MAX‐Derived Photothermal Nanofiber Scaffolds for Synergistic Ion Transport in Sustainable Blue Energy Conversion

Abstract Osmotic energy that harnessed from salinity gradients at river‐sea interfaces represents an abundant renewable source, yet its exploitation is limited by the critical trade‐off between ion selectivity and permeability of ion‐exchange nanofluidic membranes. Herein, a Ti 2 AlC MAX phase derived photothermal nanofiber scaffolds integrated with 2D MXene nanosheet assembly is designed onto address this challenge. This design emphasized the mechanical robustness and reduced ion transport resistance of MAX phase nanofiber membrane, simultaneously utilized the exceptional cation selectivity of MXene, enabling >90% osmotic power density retention over 30 days.
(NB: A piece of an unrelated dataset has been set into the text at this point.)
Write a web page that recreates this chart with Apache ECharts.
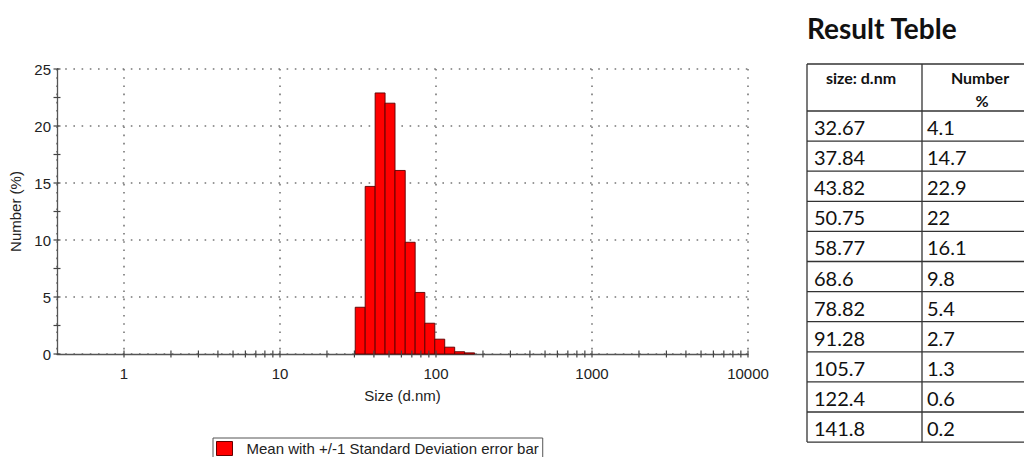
<!DOCTYPE html>
<html><head><meta charset="utf-8">
<script src="https://cdn.jsdelivr.net/npm/echarts@6/dist/echarts.min.js"></script>
<style>html,body{margin:0;padding:0;background:#fff;}#c{width:1024px;height:457px;}</style>
</head><body><div id="c"></div>
<script>
// ---- data ----
const sizes = [32.67, 37.84, 43.82, 50.75, 58.77, 68.6, 78.82, 91.28, 105.7, 122.4, 141.8, 164.2];
const numbers = [4.1, 14.7, 22.9, 22, 16.1, 9.8, 5.4, 2.7, 1.3, 0.6, 0.2, 0.1];
const tableSizes = ['32.67', '37.84', '43.82', '50.75', '58.77', '68.6', '78.82', '91.28', '105.7', '122.4', '141.8'];
const tableNumbers = ['4.1', '14.7', '22.9', '22', '16.1', '9.8', '5.4', '2.7', '1.3', '0.6', '0.2'];
const xLabelValues = [1, 10, 100, 1000, 10000];
const xTicks = [1,2,3,4,5,6,7,8,9,10,20,30,40,50,60,70,80,90,100,200,300,400,500,600,700,800,900,1000,2000,3000,4000,5000,6000,7000,8000,9000,10000];
const yTicks = [0, 2.5, 5, 7.5, 10, 12.5, 15, 17.5, 20, 22.5, 25];
const legendName = 'Mean with +/-1 Standard Deviation error bar';
const xMin = 0.372, xMax = 10000;

// histogram bin edges (geometric midpoints between bin centres)
const binData = sizes.map((c, i) => {
  const prev = i > 0 ? sizes[i - 1] : c * c / sizes[1];
  const next = i < sizes.length - 1 ? sizes[i + 1] : c * c / sizes[i - 1];
  return [Math.sqrt(prev * c), Math.sqrt(c * next), numbers[i]];
});

const FONT = '"Liberation Sans", Arial, sans-serif';
const TFONT = 'Lato, "Open Sans", sans-serif';

// ---- table graphic ----
const tblLeft = 807, tblMid = 922, tblRight = 1040, tblTop = 64, hdrBottom = 111, rowH = 30.1;
const g = [];
g.push({type:'text', left: 807, top: 14, style:{text:'Result Teble', font:'bold 28px ' + TFONT, fill:'#111'}});
const nRows = tableSizes.length;
const tblBottom = hdrBottom + nRows * rowH;
const lineStyle = {stroke:'#333', lineWidth:1.3};
g.push({type:'line', shape:{x1:tblLeft, y1:tblTop, x2:tblRight, y2:tblTop}, style:lineStyle});
g.push({type:'line', shape:{x1:tblLeft, y1:hdrBottom, x2:tblRight, y2:hdrBottom}, style:lineStyle});
for (let i = 1; i <= nRows; i++) {
  const y = hdrBottom + i * rowH;
  g.push({type:'line', shape:{x1:tblLeft, y1:y, x2:tblRight, y2:y}, style:lineStyle});
}
[tblLeft, tblMid, tblRight].forEach(x => g.push({type:'line', shape:{x1:x, y1:tblTop, x2:x, y2:tblBottom}, style:lineStyle}));
g.push({type:'text', x:861, y:77, style:{text:'size: d.nm', font:'bold 16px ' + TFONT, fill:'#111', align:'center', verticalAlign:'middle'}});
g.push({type:'text', x:980, y:77, style:{text:'Number', font:'bold 16px ' + TFONT, fill:'#111', align:'center', verticalAlign:'middle'}});
g.push({type:'text', x:982, y:100, style:{text:'%', font:'bold 16px ' + TFONT, fill:'#111', align:'center', verticalAlign:'middle'}});
for (let i = 0; i < nRows; i++) {
  const yc = hdrBottom + (i + 0.5) * rowH + 1;
  g.push({type:'text', x:814, y:yc, style:{text:tableSizes[i], font:'20px ' + TFONT, fill:'#111', verticalAlign:'middle'}});
  g.push({type:'text', x:927, y:yc, style:{text:tableNumbers[i], font:'20px ' + TFONT, fill:'#111', verticalAlign:'middle'}});
}

const chart = echarts.init(document.getElementById('c'), null, {renderer:'svg'});
chart.setOption({
  animation: false,
  backgroundColor: '#fff',
  grid: {left: 57, right: 1024 - 748, top: 69, bottom: 457 - 354},
  legend: {
    data: [{name: legendName, icon: 'rect'}],
    left: 213, top: 438, orient: 'horizontal',
    padding: [3, 4, 6, 3], itemWidth: 16, itemHeight: 14,
    borderColor: '#555', borderWidth: 1, borderRadius: 0,
    itemStyle: {borderColor: '#600', borderWidth: 1},
    textStyle: {fontFamily: FONT, fontSize: 15, color: '#222', padding: [0, 0, 0, 9]}
  },
  xAxis: {
    type: 'log', logBase: 10, min: xMin, max: xMax,
    name: 'Size (d.nm)', nameLocation: 'middle', nameGap: 34,
    nameTextStyle: {fontFamily: FONT, fontSize: 15, color: '#222'},
    axisLine: {show: true, lineStyle: {color: '#555', width: 1.3}},
    axisTick: {show: false},
    axisLabel: {
      fontFamily: FONT, fontSize: 15, color: '#222', margin: 12,
      formatter: v => {
        const hit = xLabelValues.find(t => Math.abs(Math.log10(v) - Math.log10(t)) < 1e-6);
        return hit !== undefined ? String(hit) : '';
      }
    },
    splitLine: {show: true, lineStyle: {color: '#777', width: 1.6, type: [1.6, 6.6]}}
  },
  yAxis: {
    type: 'value', min: 0, max: 25, interval: 5,
    name: 'Number (%)', nameLocation: 'middle', nameGap: 32, nameRotate: 90,
    nameTextStyle: {fontFamily: FONT, fontSize: 15, color: '#222'},
    axisLine: {show: true, lineStyle: {color: '#555', width: 1.3}},
    axisTick: {show: false},
    axisLabel: {fontFamily: FONT, fontSize: 15, color: '#222', margin: 6},
    splitLine: {show: true, lineStyle: {color: '#777', width: 1.6, type: [1.6, 6.6]}}
  },
  series: [
    {
      name: legendName, type: 'custom', clip: false,
      itemStyle: {color: '#ff0000', borderColor: '#600', borderWidth: 1},
      encode: {x: [0, 1], y: 2},
      data: binData,
      renderItem: (params, api) => {
        const p0 = api.coord([api.value(0), 0]);
        const p1 = api.coord([api.value(1), api.value(2)]);
        return {type: 'rect', shape: {x: p0[0], y: p1[1], width: p1[0] - p0[0], height: p0[1] - p1[1]},
          style: {fill: '#ff0000', stroke: '#5a0000', lineWidth: 0.9}};
      },
      z: 3
    },
    {
      name: 'xticks', type: 'custom', clip: false, silent: true,
      data: xTicks.map(v => [v, 0]),
      renderItem: (params, api) => {
        const p = api.coord([api.value(0), 0]);
        return {type: 'line', shape: {x1: p[0], y1: p[1] - 3.5, x2: p[0], y2: p[1] + 3.5}, style: {stroke: '#444', lineWidth: 1.2}};
      },
      z: 4
    },
    {
      name: 'yticks', type: 'custom', clip: false, silent: true,
      data: yTicks.map(v => [xMin, v]),
      renderItem: (params, api) => {
        const p = api.coord([api.value(0), api.value(1)]);
        return {type: 'line', shape: {x1: p[0] - 3.5, y1: p[1], x2: p[0] + 3.5, y2: p[1]}, style: {stroke: '#444', lineWidth: 1.2}};
      },
      z: 4
    }
  ],
  graphic: g
});
</script></body></html>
The heterostructure provides interfacial charge asymmetry to induce ionic current rectification that enhancing cation transport and suppressing concentration polarization, reaching a peak power density of 30.6 W m −2 for miniaturized systems (0.03 mm 2 ) and maintained 0.25 W m −2 for large‐area modules (7800 mm 2 ). Furthermore, the photothermal response of MTM enabled solar‐driven ion transport acceleration, increasing power output by 55% under illumination without physical contact. This structural‐material synergy thus provided a capable solution between laboratory research and real‐world applications, establishing a viable pathway for sustainable blue energy conversion.